# DDL Statements aus Klassen generieren.



## Thomas Darimont (1. Juni 2004)

Hallo!

Kennt jemand von euch zufällig eine Bibliothek welche mir für eine beliebige Java Klasse ein für die jeweilige Datenbank passendes Create Table Statement erzeugt?

Ganz im Sinne von Hibernate. Jedoch ist mir der Weg 
Java .class -> Hibernate .hbm.xml -> DDL Statement .sql 
ein wenig zu holprig.

Kennt daher jemand eine Bibliothek (im Sinne eines XDoclet/ Ant Tasks vielleicht)
welche mir zum einen die Java Typen korrekt in die Datenbankspezifischen SQL Typen (Oracle,SQL Server 2000, DB2) map't und vielleicht noch auf Quellcode Annotation im Sinne von irgendwelchen Doclet Tags reagiert, mit welchen ich beispielsweise einen Primärschlüssel Constraint auf eine Spalte legen könnte?

Gruß Tom


----------



## CHaoSlayeR (8. Oktober 2004)

Mit Hibernate bist du doch da schon richtig!
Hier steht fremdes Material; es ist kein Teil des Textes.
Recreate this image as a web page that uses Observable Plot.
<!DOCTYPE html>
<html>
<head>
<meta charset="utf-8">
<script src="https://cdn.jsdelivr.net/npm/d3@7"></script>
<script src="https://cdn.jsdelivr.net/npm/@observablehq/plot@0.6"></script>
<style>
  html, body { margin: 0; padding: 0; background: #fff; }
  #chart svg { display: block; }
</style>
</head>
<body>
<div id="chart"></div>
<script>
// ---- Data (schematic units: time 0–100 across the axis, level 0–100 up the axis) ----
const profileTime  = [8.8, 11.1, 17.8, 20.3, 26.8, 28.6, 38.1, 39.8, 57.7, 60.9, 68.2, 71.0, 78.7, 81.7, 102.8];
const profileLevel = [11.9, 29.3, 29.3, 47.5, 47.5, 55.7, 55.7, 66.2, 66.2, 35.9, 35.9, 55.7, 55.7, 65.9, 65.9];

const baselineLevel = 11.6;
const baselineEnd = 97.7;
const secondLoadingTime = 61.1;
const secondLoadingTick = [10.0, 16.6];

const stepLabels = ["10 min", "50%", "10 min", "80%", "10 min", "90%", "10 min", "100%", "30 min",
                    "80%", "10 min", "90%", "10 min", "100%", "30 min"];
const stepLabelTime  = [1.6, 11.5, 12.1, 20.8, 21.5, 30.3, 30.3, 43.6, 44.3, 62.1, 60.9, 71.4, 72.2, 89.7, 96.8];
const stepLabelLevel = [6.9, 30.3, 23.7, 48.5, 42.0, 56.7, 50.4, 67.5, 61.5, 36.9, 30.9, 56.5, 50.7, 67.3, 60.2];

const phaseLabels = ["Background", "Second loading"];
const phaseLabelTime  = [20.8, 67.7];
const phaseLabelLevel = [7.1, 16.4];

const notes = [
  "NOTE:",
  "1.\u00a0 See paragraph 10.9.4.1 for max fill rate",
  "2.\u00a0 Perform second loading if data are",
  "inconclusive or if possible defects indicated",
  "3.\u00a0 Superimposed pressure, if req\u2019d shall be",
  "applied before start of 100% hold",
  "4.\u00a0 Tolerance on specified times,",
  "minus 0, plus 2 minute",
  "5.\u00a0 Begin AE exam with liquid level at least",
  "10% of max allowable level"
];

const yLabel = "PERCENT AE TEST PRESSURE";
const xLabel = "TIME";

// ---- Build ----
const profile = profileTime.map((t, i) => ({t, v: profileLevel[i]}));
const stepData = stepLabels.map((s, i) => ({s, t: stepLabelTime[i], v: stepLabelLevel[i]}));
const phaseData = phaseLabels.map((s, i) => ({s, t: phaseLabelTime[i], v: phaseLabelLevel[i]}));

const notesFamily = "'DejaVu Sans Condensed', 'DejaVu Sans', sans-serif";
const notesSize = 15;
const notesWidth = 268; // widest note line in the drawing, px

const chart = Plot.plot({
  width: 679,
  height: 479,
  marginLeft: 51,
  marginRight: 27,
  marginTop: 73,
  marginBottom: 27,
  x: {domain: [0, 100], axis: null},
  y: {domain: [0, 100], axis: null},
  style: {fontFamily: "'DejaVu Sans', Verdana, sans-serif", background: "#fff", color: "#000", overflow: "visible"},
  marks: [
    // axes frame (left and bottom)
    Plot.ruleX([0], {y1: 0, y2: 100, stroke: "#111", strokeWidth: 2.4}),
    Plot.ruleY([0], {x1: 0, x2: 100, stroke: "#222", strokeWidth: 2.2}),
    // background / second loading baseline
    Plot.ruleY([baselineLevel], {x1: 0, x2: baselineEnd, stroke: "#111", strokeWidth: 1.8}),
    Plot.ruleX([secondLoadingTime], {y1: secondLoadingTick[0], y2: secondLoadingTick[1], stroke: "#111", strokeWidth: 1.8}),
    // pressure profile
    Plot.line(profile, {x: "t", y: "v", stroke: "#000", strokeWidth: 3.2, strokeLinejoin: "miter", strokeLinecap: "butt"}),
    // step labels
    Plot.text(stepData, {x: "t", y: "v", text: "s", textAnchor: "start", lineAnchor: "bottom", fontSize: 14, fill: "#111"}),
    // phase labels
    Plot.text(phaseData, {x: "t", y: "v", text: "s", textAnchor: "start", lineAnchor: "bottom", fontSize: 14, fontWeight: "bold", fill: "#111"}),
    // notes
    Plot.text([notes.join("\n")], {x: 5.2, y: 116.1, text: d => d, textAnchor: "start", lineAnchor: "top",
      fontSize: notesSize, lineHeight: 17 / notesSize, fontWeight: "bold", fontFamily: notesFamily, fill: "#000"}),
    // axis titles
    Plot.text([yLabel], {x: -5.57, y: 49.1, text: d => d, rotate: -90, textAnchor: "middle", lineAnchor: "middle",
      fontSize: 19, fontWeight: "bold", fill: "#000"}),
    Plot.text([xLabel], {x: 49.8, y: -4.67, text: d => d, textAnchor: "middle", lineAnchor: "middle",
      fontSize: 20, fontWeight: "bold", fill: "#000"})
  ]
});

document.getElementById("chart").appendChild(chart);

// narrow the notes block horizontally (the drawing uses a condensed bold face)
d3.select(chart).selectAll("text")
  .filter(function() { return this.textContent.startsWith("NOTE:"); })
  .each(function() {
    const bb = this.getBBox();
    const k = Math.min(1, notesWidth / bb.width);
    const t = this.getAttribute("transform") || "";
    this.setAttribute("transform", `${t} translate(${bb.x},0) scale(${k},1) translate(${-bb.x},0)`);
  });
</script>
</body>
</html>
Du brauchst da ja keine XML oder DDL selber schreiben!

Es gibt ja schließlich auch das "xdoclet_ant.xml" in dem über ant (ab 1.5) und doclet tags im java-code die hibernate-xml's erzeugt werden und auch "createTable" ist dabei. Bei mir  das gut (auch wenn ich grad ein Problem damit habe...).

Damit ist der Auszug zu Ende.